In response, we wrote this:
Look, we love “peace” as much as the next guy, but that’s NOT what this deal is about. This deal is about China, Iran, and Saudi Arabia shoving their thumbs in Joe Biden’s eye. It’s about making the Saudis’ frustration and anger with the United States clear and costly….
Team Biden has revived the truism that dominated global affairs during the Obama Administration: there is no country so betrayed and abused as an American ally. Biden bragged about how he was going to bring Saudi Arabia to heel, and Israel is getting screwed over as a result.
In short, Team Biden ended decades of civil war on the Arabian Peninsula by ensuring that all parties hate the United States and love China.
Third, within days of the Chinese-brokered peace in Yemen, the Saudis conceded that they were “in active talks with Beijing to price some of its oil sales to China in yuan… a move that would dent the U.S. dollar’s dominance of the global petroleum market and mark another shift by the world’s top crude exporter toward Asia.” Because of course they were. And just a few short weeks after that, Oilprice.com reported this timely tale:
The Houthi-led government in Yemen this weekend signed a deal with Chinese officials and a Chinese company that will invest in oil exploration in Yemen.

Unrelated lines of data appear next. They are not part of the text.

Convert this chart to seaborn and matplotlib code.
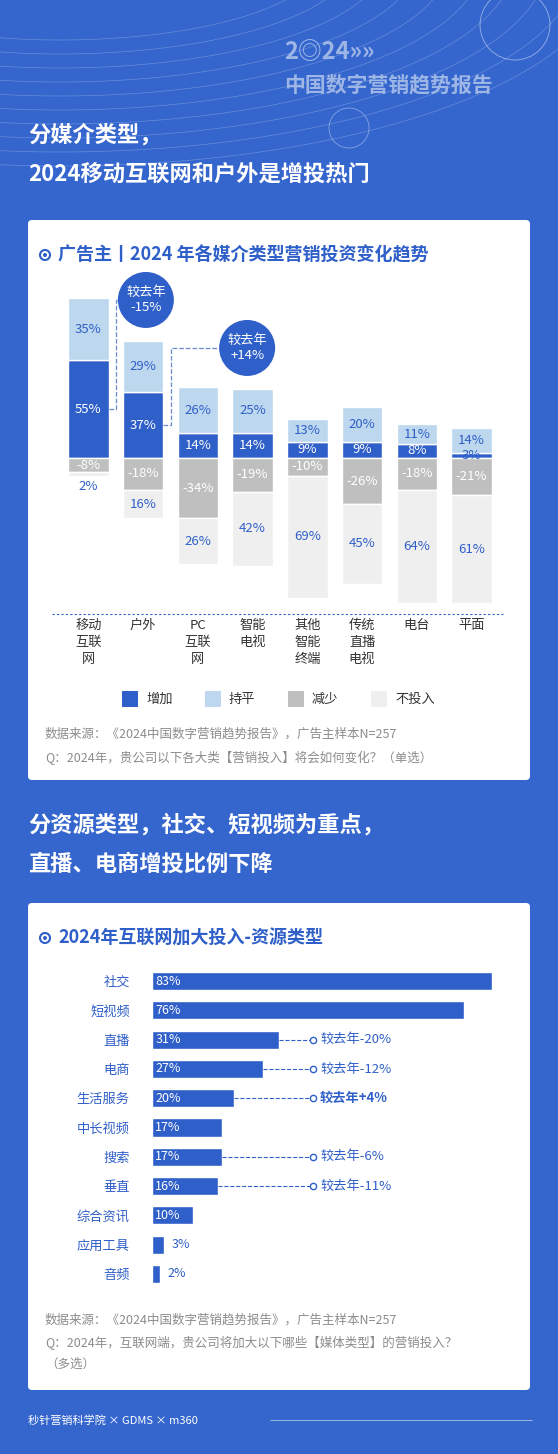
import matplotlib
matplotlib.use("Agg")
import matplotlib.pyplot as plt
import seaborn as sns
import numpy as np
from matplotlib.patches import Circle, FancyBboxPatch, Ellipse

sns.set_theme(style="white")
plt.rcParams['font.family'] = ['Noto Sans CJK SC', 'DejaVu Sans']

# ---- data ----
media_cats = ['移动\n互联\n网', '户外', 'PC\n互联\n网', '智能\n电视', '其他\n智能\n终端', '传统\n直播\n电视', '电台', '平面']
inc = [55, 37, 14, 14, 9, 9, 8, 3]
flat = [35, 29, 26, 25, 13, 20, 11, 14]
dec = [-8, -18, -34, -19, -10, -26, -18, -21]
none_ = [2, 16, 26, 42, 69, 45, 64, 61]
legend_labels = ['增加', '持平', '减少', '不投入']

res_cats = ['社交', '短视频', '直播', '电商', '生活服务', '中长视频', '搜索', '垂直', '综合资讯', '应用工具', '音频']
res_vals = [83, 76, 31, 27, 20, 17, 17, 16, 10, 3, 2]
res_notes = {'直播': '较去年-20%', '电商': '较去年-12%', '生活服务': '较去年+4%', '搜索': '较去年-6%', '垂直': '较去年-11%'}

BG = '#3566CE'
BLUE = '#2F5FC8'
C_INC, C_FLAT, C_DEC, C_NONE = '#2F5FC8', '#BDD7EE', '#BFBFBF', '#EFEFEF'
W, H = 558, 1454

fig = plt.figure(figsize=(W/100, H/100), dpi=100)
fig.patch.set_facecolor(BG)

def fx(x): return x / W
def fy(y): return 1 - y / H
def ax_px(l, t, r, b):
    return fig.add_axes([fx(l), fy(b), (r - l) / W, (b - t) / H])

bg = fig.add_axes([0, 0, 1, 1]); bg.set_xlim(0, W); bg.set_ylim(H, 0); bg.axis('off')
for k in range(10):
    t = np.linspace(0, np.pi, 100)
    bg.plot(-60 + (200 + 25 * k) * np.cos(t) * 1.3 + 120, -40 + (80 + 14 * k) * np.sin(t), color='white', lw=0.5, alpha=0.25)
bg.add_patch(Circle((515, 25), 35, fill=False, ec='white', lw=0.6, alpha=0.5))
bg.add_patch(Circle((349, 128), 20, fill=False, ec='white', lw=0.6, alpha=0.4))
bg.text(284, 52, '2◎24»»', color='#9DB6E6', fontsize=17, fontweight='bold', va='center')
bg.text(284, 85, '中国数字营销趋势报告', color='#9DB6E6', fontsize=15, fontweight='bold', va='center')
bg.text(28, 135, '分媒介类型，', color='white', fontsize=16, fontweight='bold', va='center')
bg.text(28, 174, '2024移动互联网和户外是增投热门', color='white', fontsize=16, fontweight='bold', va='center')
bg.add_patch(FancyBboxPatch((28, 220), 502, 560, boxstyle='round,pad=0,rounding_size=4', fc='white', ec='none'))
bg.text(28, 825, '分资源类型，社交、短视频为重点，', color='white', fontsize=16, fontweight='bold', va='center')
bg.text(28, 864, '直播、电商增投比例下降', color='white', fontsize=16, fontweight='bold', va='center')
bg.add_patch(FancyBboxPatch((28, 903), 502, 487, boxstyle='round,pad=0,rounding_size=4', fc='white', ec='none'))

def icon(x, y):
    bg.add_patch(Circle((x, y), 5, fill=False, ec=BLUE, lw=1.5))
    bg.add_patch(Circle((x, y), 2, fc=BLUE, ec='none'))
icon(45, 255)
bg.text(58, 255, '广告主丨2024 年各媒介类型营销投资变化趋势', color=BLUE, fontsize=13, fontweight='bold', va='center')
icon(45, 938)
bg.text(58, 938, '2024年互联网加大投入-资源类型', color=BLUE, fontsize=13, fontweight='bold', va='center')

for i, (lab, c) in enumerate(zip(legend_labels, [C_INC, C_FLAT, C_DEC, C_NONE])):
    x0 = 122 + i * 83
    bg.add_patch(plt.Rectangle((x0, 691), 16, 16, fc=c, ec='none'))
    bg.text(x0 + 24, 699, lab, fontsize=9.5, color='#333333', va='center')
bg.text(45, 734, '数据来源：《2024中国数字营销趋势报告》，广告主样本N=257', fontsize=9, color='#8C8C8C', va='center')
bg.text(45, 758, 'Q：2024年，贵公司以下各大类【营销投入】将会如何变化？（单选）', fontsize=9, color='#8C8C8C', va='center')
bg.text(45, 1320, '数据来源：《2024中国数字营销趋势报告》，广告主样本N=257', fontsize=9, color='#8C8C8C', va='center')
bg.text(45, 1343, 'Q：2024年，互联网端，贵公司将加大以下哪些【媒体类型】的营销投入？', fontsize=9, color='#8C8C8C', va='center')
bg.text(45, 1364, '（多选）', fontsize=9, color='#8C8C8C', va='center')
bg.text(28, 1420, '秒针营销科学院 × GDMS × m360', fontsize=8, color='white', va='center')
bg.plot([270, 532], [1420, 1420], color='white', lw=0.6, alpha=0.6)

ax = ax_px(61, 270, 499, 614)
df_idx = list(range(len(media_cats)))
sns.barplot(x=df_idx, y=inc, color=C_INC, width=0.74, ax=ax, saturation=1)
sns.barplot(x=df_idx, y=flat, bottom=inc, color=C_FLAT, width=0.74, ax=ax, saturation=1)
sns.barplot(x=df_idx, y=dec, color=C_DEC, width=0.74, ax=ax, saturation=1)
sns.barplot(x=df_idx, y=[-n for n in none_], bottom=dec, color=C_NONE, width=0.74, ax=ax, saturation=1)
ax.set_ylim(-88, 106)
ax.set_xlim(-0.5, len(media_cats) - 0.5)
ax.axis('off')
for i in df_idx:
    ax.text(i, inc[i] / 2, f'{inc[i]}%', ha='center', va='center', color='white' if inc[i] > 5 else BLUE, fontsize=9.5)
    ax.text(i, inc[i] + flat[i] / 2, f'{flat[i]}%', ha='center', va='center', color=BLUE, fontsize=9.5)
    ax.text(i, dec[i] / 2, f'{dec[i]}%', ha='center', va='center', color='white', fontsize=9.5)
    ny = dec[i] - none_[i] / 2 if none_[i] > 8 else dec[i] - none_[i] - 6
    ax.text(i, ny, f'{none_[i]}%', ha='center', va='center', color=BLUE, fontsize=9.5)
PXX, PXY = 54.75, 344 / 194
def bubble(bi, cx, cy, txt):
    ymid = inc[bi] / 2
    xr = bi + 0.37
    xm = bi + 0.5
    ax.plot([xr, xm, xm, cx], [ymid, ymid, cy, cy], ls='--', color='#6A8BD0', lw=0.9)
    ax.add_patch(Ellipse((cx, cy), 56 / PXX, 56 / PXY, fc=BLUE, ec='none', zorder=5, clip_on=False))
    ax.text(cx, cy, txt, ha='center', va='center', color='white', fontsize=9.5, zorder=6, linespacing=1.3)
bubble(0, 1.05, (458 - 300) / PXY, '较去年\n-15%')
bubble(1, 2.9, (458 - 348) / PXY, '较去年\n+14%')
for i, c in enumerate(media_cats):
    bg.text(61 + 54.75 * (i + 0.5), 619, c, ha='center', va='top', fontsize=9.5, color='#333333', linespacing=1.4)
bg.plot([52, 503], [614, 614], ls=(0, (2, 2)), color=BLUE, lw=0.8)

ax2 = ax_px(152, 956.5, 562, 1298.5)
sns.barplot(x=res_vals, y=res_cats, orient='h', color=BLUE, width=0.62, ax=ax2, saturation=1)
ax2.set_xlim(0, 100)
ax2.set_xlabel(''); ax2.set_ylabel('')
ax2.set_xticks([])
for s in ax2.spines.values(): s.set_visible(False)
ax2.tick_params(axis='y', length=0, pad=16, labelsize=9.5, labelcolor=BLUE)
ax2.patch.set_alpha(0)
for i, v in enumerate(res_vals):
    if v >= 6:
        ax2.text(0.8, i, f'{v}%', color='white', va='center', fontsize=9)
    else:
        ax2.text(v + 1.8, i, f'{v}%', color=BLUE, va='center', fontsize=9)
    note = res_notes.get(res_cats[i])
    if note:
        ax2.plot([v, 39.3], [i, i], ls='--', color=BLUE, lw=0.8)
        ax2.plot([39.3], [i], marker='o', mfc='white', mec=BLUE, ms=4.5)
        ax2.text(41, i, note, va='center', color=BLUE, fontsize=9.5,
                 fontweight='bold' if '+' in note else 'normal')

fig.savefig('out.png', dpi=100, facecolor=BG)
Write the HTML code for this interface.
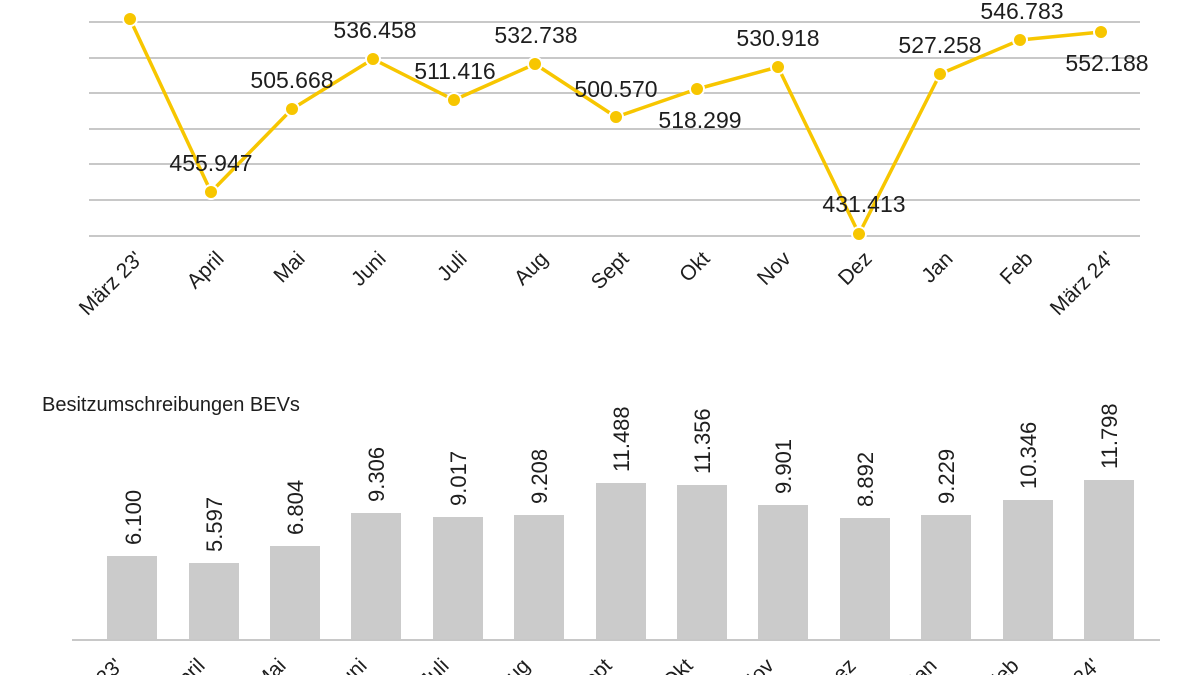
<!DOCTYPE html>
<html><head><meta charset="utf-8"><style>
html,body{margin:0;padding:0;background:#fff;overflow:hidden;width:1200px;height:675px;}
svg{display:block;font-family:"Liberation Sans",sans-serif;}
</style></head><body>
<svg width="1200" height="675" viewBox="0 0 1200 675">
<g stroke="#c8c8c8" stroke-width="2">
<line x1="89" x2="1140" y1="22" y2="22"/><line x1="89" x2="1140" y1="58" y2="58"/>
<line x1="89" x2="1140" y1="93" y2="93"/><line x1="89" x2="1140" y1="129" y2="129"/>
<line x1="89" x2="1140" y1="164" y2="164"/><line x1="89" x2="1140" y1="200" y2="200"/>
<line x1="89" x2="1140" y1="236" y2="236"/>
</g>
<polyline fill="none" stroke="#f7c600" stroke-width="3.5" stroke-linejoin="round"
points="130,19 211,192 292,109 373,59 454,100 535,64 616,117 697,89 778,67 859,234 940,74 1020,40 1101,32"/>
<g fill="#f7c600" stroke="#fff" stroke-width="2">
<circle cx="130" cy="19" r="7"/><circle cx="211" cy="192" r="7"/><circle cx="292" cy="109" r="7"/>
<circle cx="373" cy="59" r="7"/><circle cx="454" cy="100" r="7"/><circle cx="535" cy="64" r="7"/>
<circle cx="616" cy="117" r="7"/><circle cx="697" cy="89" r="7"/><circle cx="778" cy="67" r="7"/>
<circle cx="859" cy="234" r="7"/><circle cx="940" cy="74" r="7"/><circle cx="1020" cy="40" r="7"/>
<circle cx="1101" cy="32" r="7"/>
</g>
<g font-size="23" fill="#1e1e1e" text-anchor="middle">
<text x="211" y="171">455.947</text><text x="292" y="88">505.668</text>
<text x="375" y="38">536.458</text><text x="455" y="79">511.416</text>
<text x="536" y="43">532.738</text><text x="616" y="97">500.570</text>
<text x="700" y="128">518.299</text><text x="778" y="46">530.918</text>
<text x="864" y="212">431.413</text><text x="940" y="53">527.258</text>
<text x="1022" y="19">546.783</text><text x="1107" y="71">552.188</text>
</g>
<g font-size="21" fill="#1e1e1e" text-anchor="end">
<text transform="translate(144,260) rotate(-45)">März 23'</text>
<text transform="translate(225,260) rotate(-45)">April</text>
<text transform="translate(306,260) rotate(-45)">Mai</text>
<text transform="translate(387,260) rotate(-45)">Juni</text>
<text transform="translate(468,260) rotate(-45)">Juli</text>
<text transform="translate(549,260) rotate(-45)">Aug</text>
<text transform="translate(630,260) rotate(-45)">Sept</text>
<text transform="translate(711,260) rotate(-45)">Okt</text>
<text transform="translate(792,260) rotate(-45)">Nov</text>
<text transform="translate(873,260) rotate(-45)">Dez</text>
<text transform="translate(954,260) rotate(-45)">Jan</text>
<text transform="translate(1034,260) rotate(-45)">Feb</text>
<text transform="translate(1115,260) rotate(-45)">März 24'</text>
</g>
<text x="42" y="411" font-size="20" fill="#1e1e1e">Besitzumschreibungen BEVs</text>
<g fill="#cbcbcb">
<rect x="107" y="556" width="50" height="84"/><rect x="189" y="563" width="50" height="77"/>
<rect x="270" y="546" width="50" height="94"/><rect x="351" y="513" width="50" height="127"/>
<rect x="433" y="517" width="50" height="123"/><rect x="514" y="515" width="50" height="125"/>
<rect x="596" y="483" width="50" height="157"/><rect x="677" y="485" width="50" height="155"/>
<rect x="758" y="505" width="50" height="135"/><rect x="840" y="518" width="50" height="122"/>
<rect x="921" y="515" width="50" height="125"/><rect x="1003" y="500" width="50" height="140"/>
<rect x="1084" y="480" width="50" height="160"/>
</g>
<line x1="72" x2="1160" y1="640" y2="640" stroke="#c8c8c8" stroke-width="2"/>
<g font-size="22" fill="#1e1e1e">
<text transform="translate(141,545) rotate(-90)">6.100</text>
<text transform="translate(222,552) rotate(-90)">5.597</text>
<text transform="translate(303,535) rotate(-90)">6.804</text>
<text transform="translate(384,502) rotate(-90)">9.306</text>
<text transform="translate(466,506) rotate(-90)">9.017</text>
<text transform="translate(547,504) rotate(-90)">9.208</text>
<text transform="translate(629,472) rotate(-90)">11.488</text>
<text transform="translate(710,474) rotate(-90)">11.356</text>
<text transform="translate(791,494) rotate(-90)">9.901</text>
<text transform="translate(873,507) rotate(-90)">8.892</text>
<text transform="translate(954,504) rotate(-90)">9.229</text>
<text transform="translate(1036,489) rotate(-90)">10.346</text>
<text transform="translate(1117,469) rotate(-90)">11.798</text>
</g>
<g font-size="21" fill="#1e1e1e" text-anchor="end">
<text transform="translate(124,667) rotate(-45)">März 23'</text>
<text transform="translate(206,667) rotate(-45)">April</text>
<text transform="translate(287,667) rotate(-45)">Mai</text>
<text transform="translate(368,667) rotate(-45)">Juni</text>
<text transform="translate(450,667) rotate(-45)">Juli</text>
<text transform="translate(531,667) rotate(-45)">Aug</text>
<text transform="translate(613,667) rotate(-45)">Sept</text>
<text transform="translate(694,667) rotate(-45)">Okt</text>
<text transform="translate(775,667) rotate(-45)">Nov</text>
<text transform="translate(857,667) rotate(-45)">Dez</text>
<text transform="translate(938,667) rotate(-45)">Jan</text>
<text transform="translate(1020,667) rotate(-45)">Feb</text>
<text transform="translate(1101,667) rotate(-45)">März 24'</text>
</g>
</svg>
</body></html>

China’s Anton Oilfield Services Group (AntonOil) and a representative of the Chinese government signed on Saturday the memorandum of understanding (MoU) for investment in Yemen’s upstream sector, Middle East Monitor reported, citing a report by the Sanaa-based Saba News agency.
Again, of course they did.
All of this, in turn, brings us to our final reminder, of something we noted just a couple of weeks ago:
Just four years ago, the People’s Republic of China – and its fascistic, aggressively secretive government, in particular – unleashed a plague upon the earth that killed upwards of 3 million people. Today, the PRC’s favorables are nevertheless rising quickly, in large part because that same aggressively fascistic, secretive government is willing to invest in economic growth in the developing world. While the grand poohbahs of climate change gather in Dubai to eat, drink, be merry, and condescend to the “lesser” people, the Chinese COMMUNIST Party is out spreading capital around, trying to turn poor people into rich capitalists.
Joe Biden is a lucky man. When all is said and done and his presidency is over, he will be most remembered for the disaster that has been American policy regarding Ukraine and Russia. History will also remember – although most people will forget – that he lost Central Asia, lost the Arabian Peninsula, lost the greater Middle East, and encouraged all of the world’s global bad actors, most notably the Chinese Communist Party.
As we also noted just two weeks ago, “this will not end well.”